Il nuovo paesaggio cromatico-plastico scaturisce da un’azione espressiva caratterizzata dal confronto tra manufatti ‘disegnati’ da un’inedita volontà di purezza formale, al cui interno il colore, nelle soluzioni in cui la materia vitrea appare più vicina alla configurazione rarefatta e impalpabile della luce, e dalle relazioni improvvise ed esasperate di frantumati brani di materia nelle superfici aggredite dal rosso e dal giallo ed ancora dall’accesa monocromia dei verdi e dei blu.
Il percorso espressivo predisposto da Giuliano Giuman, ritengo sempre con straordinario entusiasmo e rigoroso impegno, in questa recente stagione appare significativo frutto di una forte volontà di ulteriore rinnovamento metodologico e quindi estetico; significativo in que­sto ambito di riflessione e di ricerca l’introduzione di una polimateri­cità netta e condotta attraverso la pietra e il ferro in ‘Forza leggera’, sottolineata dal marmo, forse ancora memoria, di un ‘Amore impos­sibile’, ed ancora un clima generale di tensione nella ricerca di un’energia ovunque racchiusa nel segreto di quella materia, il vetro, nelle sue piegature e fratture lungo l‘interminabile processo di fusione e raffreddamento sottolineato nel ‘Il colore delle ombre’, racchiuso nel ‘Rosso’, percepito nei ‘Voli’.

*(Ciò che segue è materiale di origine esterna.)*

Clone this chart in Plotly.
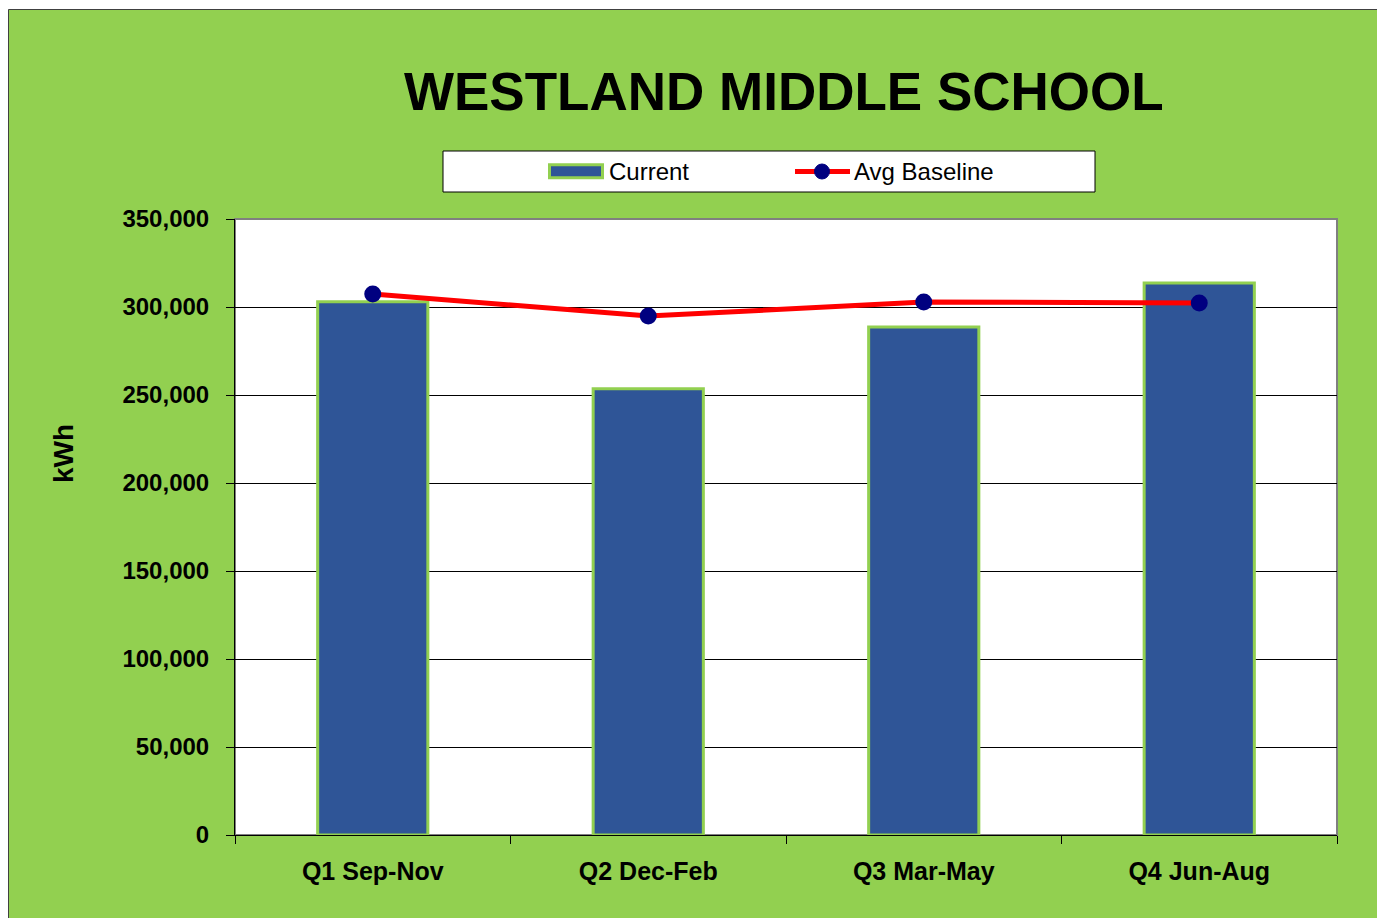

Attraverso la percezione in serrata successione da ‘Tracce’ a ‘Dietro’ e da queste a ‘E allora?’, con ‘Pronti’ e ‘Curiosità’, risulta chiara la ra­refazione della pittura a cui si sostituisce l’assorbimento ‘plastico’ del colore da parte delle forme strutturate vetro; seguendo un percorso di raffreddamento del sistema formale, in cui lo spazio culturale del design sembra affiorare, testimone di nuovi fattori processuali, ogni singola opera viene ad acquisire in se stessa più segrete tensioni e l’emozione di un momento estremo.